>> start THE INPUT
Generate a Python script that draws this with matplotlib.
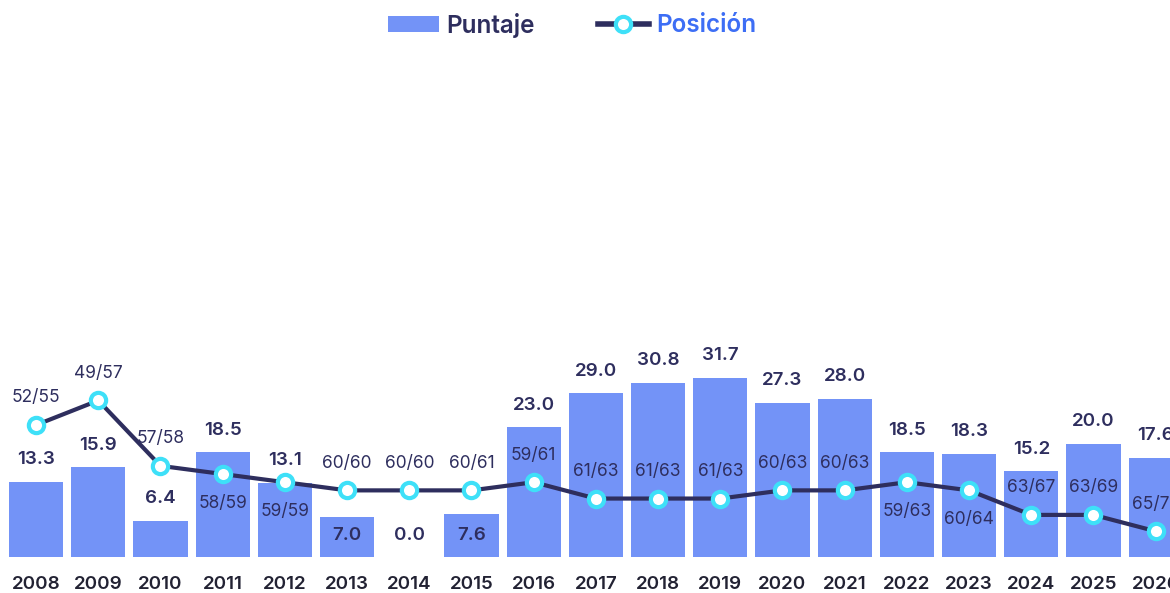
import matplotlib
matplotlib.use('Agg')
import matplotlib.pyplot as plt
from matplotlib.patches import Patch
from matplotlib.lines import Line2D

# ============================================================================
# DATA
# ============================================================================

years = ['2008', '2009', '2010', '2011', '2012', '2013', '2014', '2015', '2016',
         '2017', '2018', '2019', '2020', '2021', '2022', '2023', '2024', '2025', '2026']
puntaje = [13.3, 15.9, 6.4, 18.5, 13.1, 7.0, 0.0, 7.6, 23.0,
           29.0, 30.8, 31.7, 27.3, 28.0, 18.5, 18.3, 15.2, 20.0, 17.6]
posicion = [52, 49, 57, 58, 59, 60, 60, 60, 59, 61, 61, 61, 60, 60, 59, 60, 63, 63, 65]
total = [55, 57, 58, 59, 59, 60, 60, 61, 61, 63, 63, 63, 63, 63, 63, 64, 67, 69, 70]
# rank label under the marker instead of above
label_below = [False, False, False, True, True, False, False, False, False,
               False, False, False, False, False, True, True, False, False, False]
# score label sits at the bar foot (inside the bar) to avoid the line
label_inside = [False, False, False, False, False, True, False, True, False,
                False, False, False, False, False, False, False, False, False, False]

# ============================================================================
# STYLE
# ============================================================================

BAR_COLOR = '#7393f7'
LINE_COLOR = '#2e2e5e'
MARKER_EDGE = '#3ee0f8'
TEXT_COLOR = '#2e2e5e'
BLUE_TEXT = '#3d6ef5'

plt.rcParams['font.family'] = ['Inter', 'DejaVu Sans']

fig = plt.figure(figsize=(11.7, 5.93), dpi=100)
ax = fig.add_axes([0, (593 - 557) / 593, 1, 557 / 593])

x = list(range(len(years)))
ax.bar(x, puntaje, width=0.87, color=BAR_COLOR, zorder=1)
ax.set_xlim(-0.58, 18.23)
ax.set_ylim(0, 557 / 5.65)

ax.set_xticks(x)
ax.set_xticklabels(years, fontsize=13.5, fontweight='semibold', color='#222233')
ax.tick_params(axis='x', length=0, pad=14)
ax.set_yticks([])
for s in ax.spines.values():
    s.set_visible(False)

# rank line on an inverted secondary axis
ax2 = ax.twinx()
ax2.set_ylim((557 + 5.25) / 8.25, 0)
ax2.plot(x, posicion, color=LINE_COLOR, linewidth=3, zorder=3,
         marker='o', markersize=11, markerfacecolor='white',
         markeredgecolor=MARKER_EDGE, markeredgewidth=3)
ax2.set_yticks([])
for s in ax2.spines.values():
    s.set_visible(False)

for i, (p, t) in enumerate(zip(posicion, total)):
    dy = -29 if label_below[i] else 27
    ax2.annotate(f'{p}/{t}', (i, p), xytext=(0, dy), textcoords='offset pixels',
                 ha='center', va='center', fontsize=12.5, color=TEXT_COLOR, zorder=5)

# bar value labels drawn on top of the line
for i, v in enumerate(puntaje):
    anchor = 0 if label_inside[i] else v
    ax2.annotate(f'{v:.1f}', (i, anchor), xycoords=ax.transData, xytext=(0, 22),
                 textcoords='offset pixels', ha='center', va='center',
                 fontsize=13.5, fontweight='semibold', color=TEXT_COLOR, zorder=5)

handles = [Patch(facecolor=BAR_COLOR, edgecolor='none'),
           Line2D([0], [0], color=LINE_COLOR, linewidth=4, marker='o', markersize=11,
                  markerfacecolor='white', markeredgecolor=MARKER_EDGE, markeredgewidth=3)]
leg = fig.legend(handles, ['Puntaje', 'Posición'], loc='center',
                 bbox_to_anchor=(572 / 1170, 1 - 25 / 593),
                 ncol=2, frameon=False, fontsize=17.5, handlelength=2.1, handleheight=0.6,
                 columnspacing=2.6, handletextpad=0.3)
for txt, c in zip(leg.get_texts(), [TEXT_COLOR, BLUE_TEXT]):
    txt.set_color(c)
    txt.set_fontweight('semibold')

fig.savefig('out.png', dpi=100)
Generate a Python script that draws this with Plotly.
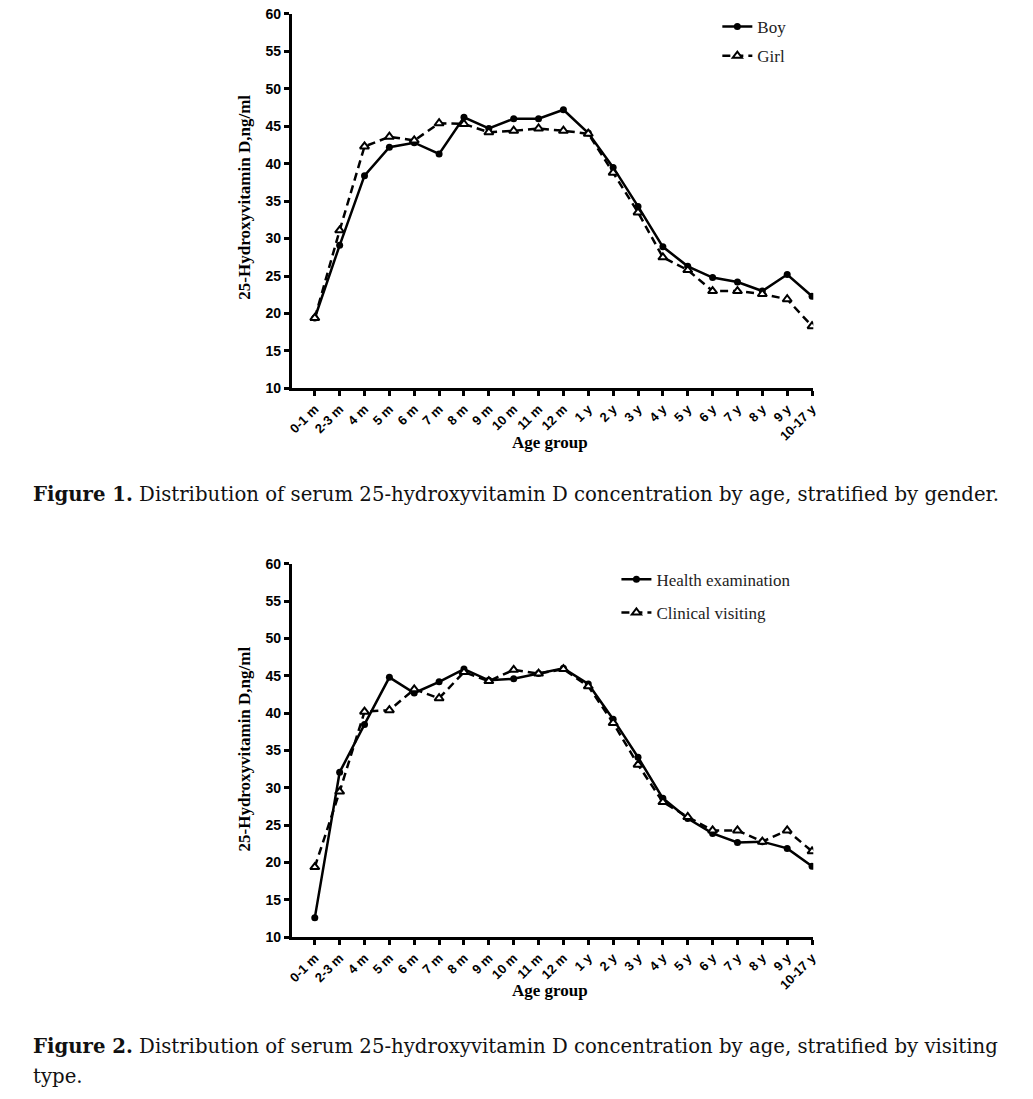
import plotly.graph_objects as go

W, H = 1033, 1099

age_groups = ["0-1 m", "2-3 m", "4 m", "5 m", "6 m", "7 m", "8 m", "9 m", "10 m", "11 m", "12 m",
              "1 y", "2 y", "3 y", "4 y", "5 y", "6 y", "7 y", "8 y", "9 y", "10-17 y"]

boy = [19.4, 29.1, 38.4, 42.2, 42.8, 41.3, 46.2, 44.7, 46.0, 46.0, 47.2,
       44.1, 39.5, 34.3, 28.9, 26.3, 24.8, 24.2, 23.0, 25.2, 22.3]
girl = [19.4, 31.1, 42.3, 43.6, 43.1, 45.4, 45.3, 44.2, 44.4, 44.7, 44.4,
        44.0, 38.8, 33.5, 27.5, 25.8, 23.0, 23.0, 22.6, 21.9, 18.3]

health = [12.6, 32.1, 38.5, 44.8, 42.7, 44.2, 45.9, 44.4, 44.6, 45.3, 46.0,
          43.9, 39.2, 34.1, 28.6, 25.9, 23.9, 22.7, 22.8, 21.9, 19.5]
clinical = [19.4, 29.5, 40.2, 40.4, 43.2, 42.0, 45.5, 44.3, 45.8, 45.3, 45.9,
            43.6, 38.7, 33.1, 28.1, 26.1, 24.3, 24.3, 22.8, 24.3, 21.5]

y_ticks = [10, 15, 20, 25, 30, 35, 40, 45, 50, 55, 60]

x_idx = list(range(len(age_groups)))

def px_x(p):
    return p / W

def px_y(p):
    return 1 - p / H

fig = go.Figure()

solid = dict(color="black", width=2.5)
dashed = dict(color="black", width=2.5, dash="8px,5px")
circ = dict(symbol="circle", size=7, color="black")
tri = dict(symbol="triangle-up", size=8, color="white", line=dict(color="black", width=2))

fig.add_trace(go.Scatter(x=x_idx, y=boy, mode="lines+markers", name="Boy", line=solid, marker=circ,
                         xaxis="x", yaxis="y", legend="legend", legendgroup="a"))
fig.add_trace(go.Scatter(x=x_idx, y=girl, mode="lines+markers", name="Girl", line=dashed, marker=tri,
                         xaxis="x", yaxis="y", legend="legend", legendgroup="b"))
fig.add_trace(go.Scatter(x=x_idx, y=health, mode="lines+markers", name="Health examination", line=solid, marker=circ,
                         xaxis="x2", yaxis="y2", legend="legend2", legendgroup="c"))
fig.add_trace(go.Scatter(x=x_idx, y=clinical, mode="lines+markers", name="Clinical visiting", line=dashed, marker=tri,
                         xaxis="x2", yaxis="y2", legend="legend2", legendgroup="d"))

xdom = [px_x(290), px_x(817)]
tickfont = dict(family="Liberation Sans", size=14, color="black", weight="bold")
xtickfont = dict(family="Liberation Sans", size=13, color="black", weight="bold")

xcommon = dict(domain=xdom, range=[-0.92, 20.05], tickmode="array", tickvals=x_idx, ticktext=age_groups,
               tickangle=-45, showline=True, linecolor="black", linewidth=3, ticks="outside", ticklen=5,
               tickwidth=2.5, tickcolor="black", showgrid=False, zeroline=False, tickfont=xtickfont)
ycommon = dict(range=[10, 60], tickmode="array", tickvals=y_ticks, showline=True, linecolor="black",
               linewidth=3, ticks="outside", ticklen=5, tickwidth=2.5, tickcolor="black",
               showgrid=False, zeroline=False, tickfont=tickfont)

leg_font = dict(family="Liberation Serif", size=17, color="#222")

fig.update_layout(
    width=W, height=H,
    margin=dict(l=0, r=0, t=0, b=0),
    paper_bgcolor="white", plot_bgcolor="white",
    xaxis=dict(**xcommon, anchor="y"),
    yaxis=dict(**ycommon, domain=[px_y(386), px_y(6)], anchor="x"),
    xaxis2=dict(**xcommon, anchor="y2"),
    yaxis2=dict(**ycommon, domain=[px_y(943), px_y(564)], anchor="x2"),
    legend=dict(x=px_x(720), y=px_y(1), xanchor="left", yanchor="top", bgcolor="rgba(0,0,0,0)",
                font=leg_font, tracegroupgap=4, itemwidth=30),
    legend2=dict(x=px_x(618), y=px_y(562), xanchor="left", yanchor="top", bgcolor="rgba(0,0,0,0)",
                 font=leg_font, tracegroupgap=8, itemwidth=30),
    showlegend=True,
)

ann_font = dict(family="Liberation Serif", size=17, color="black", weight="bold")
cap_font = dict(family="DejaVu Serif", size=19.7, color="#111")
annotations = [
    dict(text="25-Hydroxyvitamin D,ng/ml", x=px_x(242), y=px_y(192), xref="paper", yref="paper",
         showarrow=False, textangle=-90, font=ann_font, xanchor="center", yanchor="middle"),
    dict(text="Age group", x=px_x(551), y=px_y(441), xref="paper", yref="paper",
         showarrow=False, font=ann_font, xanchor="center", yanchor="middle"),
    dict(text="25-Hydroxyvitamin D,ng/ml", x=px_x(242), y=px_y(752), xref="paper", yref="paper",
         showarrow=False, textangle=-90, font=ann_font, xanchor="center", yanchor="middle"),
    dict(text="Age group", x=px_x(551), y=px_y(997), xref="paper", yref="paper",
         showarrow=False, font=ann_font, xanchor="center", yanchor="middle"),
    dict(text="<b>Figure 1.</b> Distribution of serum 25-hydroxyvitamin D concentration by age, stratified by gender.",
         x=px_x(516.5), y=px_y(494), xref="paper", yref="paper", showarrow=False, xanchor="center", yanchor="middle",
         font=cap_font),
    dict(text="<b>Figure 2.</b> Distribution of serum 25-hydroxyvitamin D concentration by age, stratified by visiting",
         x=px_x(26), y=px_y(1054), xref="paper", yref="paper", showarrow=False, xanchor="left", yanchor="middle",
         font=cap_font),
    dict(text="type.",
         x=px_x(26), y=px_y(1084), xref="paper", yref="paper", showarrow=False, xanchor="left", yanchor="middle",
         font=cap_font),
]
fig.update_layout(annotations=annotations)

fig.write_html("out.html", post_script="document.body.style.margin='0px';",
               config={"displayModeBar": False})
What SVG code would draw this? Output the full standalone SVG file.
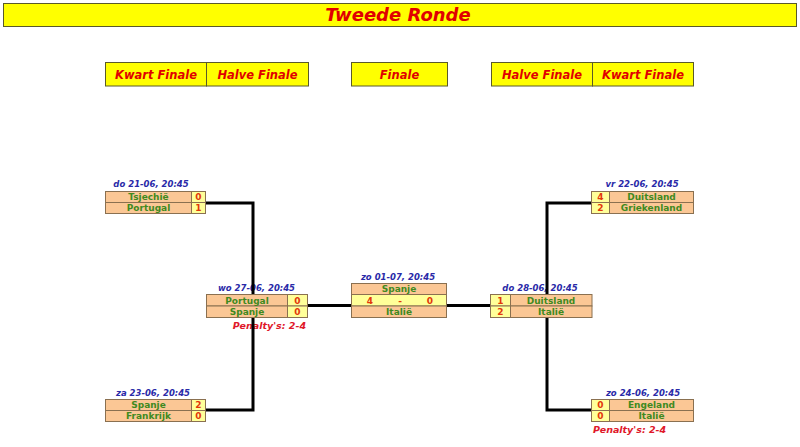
>> end THE INPUT
* [DO THIS]: Reproduce the records word for word, please, from their first line up to and including the line that contains "from matplotlib.lines import Line2D", but no pictures.

* [SOLUTION TO THIS TASK]:
Generate a Python script that draws this with matplotlib.
import matplotlib
matplotlib.use('Agg')
import matplotlib.pyplot as plt
from matplotlib.patches import Patch
from matplotlib.lines import Line2D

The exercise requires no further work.